The byproduct of this is that the AI will be predictable, and will think about things prior to doing them, building up armies for a double cross, or maneuvering troops into place to seize your assets. “You might be able to spy on the AI, and see it thinking about double crossing, building up forces to attack you,” says James. Not only this, but by simplifying the core of the AI, Creative Assembly is much better equipped to give them proper personalities. “You’ll have AI’s that are much more vengeful and some that are more forgiving, and that’s tied to factions,” Russell explains, “and we’ll also be able to explain that to the player.” So the single-minded, barbaric gauls might be less inclined to sup on grapes and wine with you, while the more exotic cultures to the East could be more open to such frivolous diplomacy.
Creative Assembly hopes to achieve this through all sorts of fancy technical AI tricks. If the developer can take the seemingly schizophrenic behaviour of the AI in previous games and make it something that players can understand and predict, then suddenly Total War will no longer just as frustrating to play on occasion as it is otherwise incredible.

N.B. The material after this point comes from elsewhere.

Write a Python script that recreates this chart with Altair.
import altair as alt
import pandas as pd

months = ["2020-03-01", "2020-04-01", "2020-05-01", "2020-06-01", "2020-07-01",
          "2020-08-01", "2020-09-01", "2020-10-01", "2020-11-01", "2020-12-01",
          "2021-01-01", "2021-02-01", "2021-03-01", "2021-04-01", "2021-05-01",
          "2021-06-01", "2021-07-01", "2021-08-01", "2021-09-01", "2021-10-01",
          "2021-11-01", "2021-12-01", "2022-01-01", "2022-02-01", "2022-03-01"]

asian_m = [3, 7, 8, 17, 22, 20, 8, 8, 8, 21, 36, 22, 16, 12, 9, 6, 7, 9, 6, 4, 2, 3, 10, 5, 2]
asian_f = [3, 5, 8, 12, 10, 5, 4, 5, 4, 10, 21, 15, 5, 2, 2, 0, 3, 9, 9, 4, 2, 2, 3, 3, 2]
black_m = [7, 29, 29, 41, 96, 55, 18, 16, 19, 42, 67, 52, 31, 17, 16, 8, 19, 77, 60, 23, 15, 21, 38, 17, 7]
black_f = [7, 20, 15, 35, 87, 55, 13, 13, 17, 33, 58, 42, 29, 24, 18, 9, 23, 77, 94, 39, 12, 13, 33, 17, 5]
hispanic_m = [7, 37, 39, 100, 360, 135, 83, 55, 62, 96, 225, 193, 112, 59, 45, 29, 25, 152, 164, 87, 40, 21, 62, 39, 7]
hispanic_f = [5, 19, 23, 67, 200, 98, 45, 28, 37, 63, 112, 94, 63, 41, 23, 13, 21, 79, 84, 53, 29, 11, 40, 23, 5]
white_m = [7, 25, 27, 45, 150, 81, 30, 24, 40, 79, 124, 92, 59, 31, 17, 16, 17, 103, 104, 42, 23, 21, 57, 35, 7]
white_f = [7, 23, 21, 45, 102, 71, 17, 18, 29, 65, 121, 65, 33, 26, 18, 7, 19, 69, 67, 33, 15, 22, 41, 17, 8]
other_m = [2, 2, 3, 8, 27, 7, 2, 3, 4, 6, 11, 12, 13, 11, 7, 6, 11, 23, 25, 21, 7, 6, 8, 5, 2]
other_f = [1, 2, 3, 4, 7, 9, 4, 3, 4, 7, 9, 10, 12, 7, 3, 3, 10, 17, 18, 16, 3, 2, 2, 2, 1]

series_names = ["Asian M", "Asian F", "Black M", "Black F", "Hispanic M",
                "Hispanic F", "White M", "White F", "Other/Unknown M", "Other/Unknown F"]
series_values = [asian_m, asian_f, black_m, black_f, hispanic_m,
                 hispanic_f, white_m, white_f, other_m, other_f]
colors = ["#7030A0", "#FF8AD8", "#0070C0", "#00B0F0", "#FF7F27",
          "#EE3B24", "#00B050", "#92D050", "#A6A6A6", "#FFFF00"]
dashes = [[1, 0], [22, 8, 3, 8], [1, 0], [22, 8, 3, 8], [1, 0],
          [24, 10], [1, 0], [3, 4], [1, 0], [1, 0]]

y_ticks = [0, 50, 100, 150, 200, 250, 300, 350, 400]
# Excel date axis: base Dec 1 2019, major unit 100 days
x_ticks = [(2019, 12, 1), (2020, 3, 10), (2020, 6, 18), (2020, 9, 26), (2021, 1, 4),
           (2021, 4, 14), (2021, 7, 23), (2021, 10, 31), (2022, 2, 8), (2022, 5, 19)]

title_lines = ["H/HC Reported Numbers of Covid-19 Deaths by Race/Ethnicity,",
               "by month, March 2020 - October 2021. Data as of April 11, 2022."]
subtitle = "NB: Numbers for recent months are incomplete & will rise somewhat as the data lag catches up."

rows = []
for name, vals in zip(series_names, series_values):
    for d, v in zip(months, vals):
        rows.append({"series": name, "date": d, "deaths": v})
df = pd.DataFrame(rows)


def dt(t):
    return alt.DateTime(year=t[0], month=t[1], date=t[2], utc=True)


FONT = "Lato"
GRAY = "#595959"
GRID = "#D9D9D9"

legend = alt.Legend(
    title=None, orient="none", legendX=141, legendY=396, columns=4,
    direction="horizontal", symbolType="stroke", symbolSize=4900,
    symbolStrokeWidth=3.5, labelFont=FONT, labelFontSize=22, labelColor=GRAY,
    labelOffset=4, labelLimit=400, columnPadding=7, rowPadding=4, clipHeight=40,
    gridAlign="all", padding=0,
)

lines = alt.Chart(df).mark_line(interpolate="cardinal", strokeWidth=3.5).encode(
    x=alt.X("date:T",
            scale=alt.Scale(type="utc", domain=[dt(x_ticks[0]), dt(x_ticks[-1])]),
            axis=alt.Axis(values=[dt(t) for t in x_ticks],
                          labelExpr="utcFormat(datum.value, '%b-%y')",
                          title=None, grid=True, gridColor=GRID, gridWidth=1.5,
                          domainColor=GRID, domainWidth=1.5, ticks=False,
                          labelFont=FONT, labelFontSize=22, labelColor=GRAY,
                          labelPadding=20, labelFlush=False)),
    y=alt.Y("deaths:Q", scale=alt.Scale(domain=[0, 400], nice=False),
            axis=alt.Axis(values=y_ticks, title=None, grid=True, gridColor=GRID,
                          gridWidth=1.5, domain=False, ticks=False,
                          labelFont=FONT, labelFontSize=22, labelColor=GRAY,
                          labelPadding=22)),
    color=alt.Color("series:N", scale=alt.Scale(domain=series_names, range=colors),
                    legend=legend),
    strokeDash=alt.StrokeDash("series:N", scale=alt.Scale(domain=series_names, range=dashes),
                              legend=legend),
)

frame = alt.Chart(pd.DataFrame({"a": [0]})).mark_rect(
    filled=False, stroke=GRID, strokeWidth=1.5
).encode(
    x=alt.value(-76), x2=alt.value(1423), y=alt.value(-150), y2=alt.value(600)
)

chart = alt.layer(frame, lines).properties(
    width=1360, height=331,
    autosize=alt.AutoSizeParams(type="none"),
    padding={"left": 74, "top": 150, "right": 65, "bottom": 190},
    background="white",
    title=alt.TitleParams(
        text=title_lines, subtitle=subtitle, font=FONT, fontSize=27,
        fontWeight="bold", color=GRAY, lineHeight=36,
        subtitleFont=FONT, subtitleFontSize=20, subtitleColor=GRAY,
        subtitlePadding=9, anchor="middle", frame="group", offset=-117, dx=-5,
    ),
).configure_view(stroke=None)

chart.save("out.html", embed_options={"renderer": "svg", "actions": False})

With a game of this scope it’s impossible to get a clear picture from just one battle to serve as an example of how it might be to play. It’s only been in development for eight months, and Creative Assembly has its eye on a Christmas 2013 release date. So much is left to hopeful promises and assurances that this time they’re going to get it right, and this time the AI will be smarter, the pathfinding will be better, and the spectrum will be wider than ever before.
But it’s the human angle that’s most intriguing. It’s that narrative and emergent storytelling that makes Total War games the grand strategy epics that they are. It’s always that impossible defence or brilliant double cross that sticks most in your mind when you’re finally done and you pack your save games away.
By focusing its efforts on making those moments even more memorable, amping up the spectacle with gorgeous graphics, deeper systems and ever more to pull you into the world, Creative Assembly is setting its sights as high as they’ve ever been. If they can pull it off, they’ll be able to supplant Rome: Total War as the best Total War game they’ve ever made. Which would be rather fitting, really.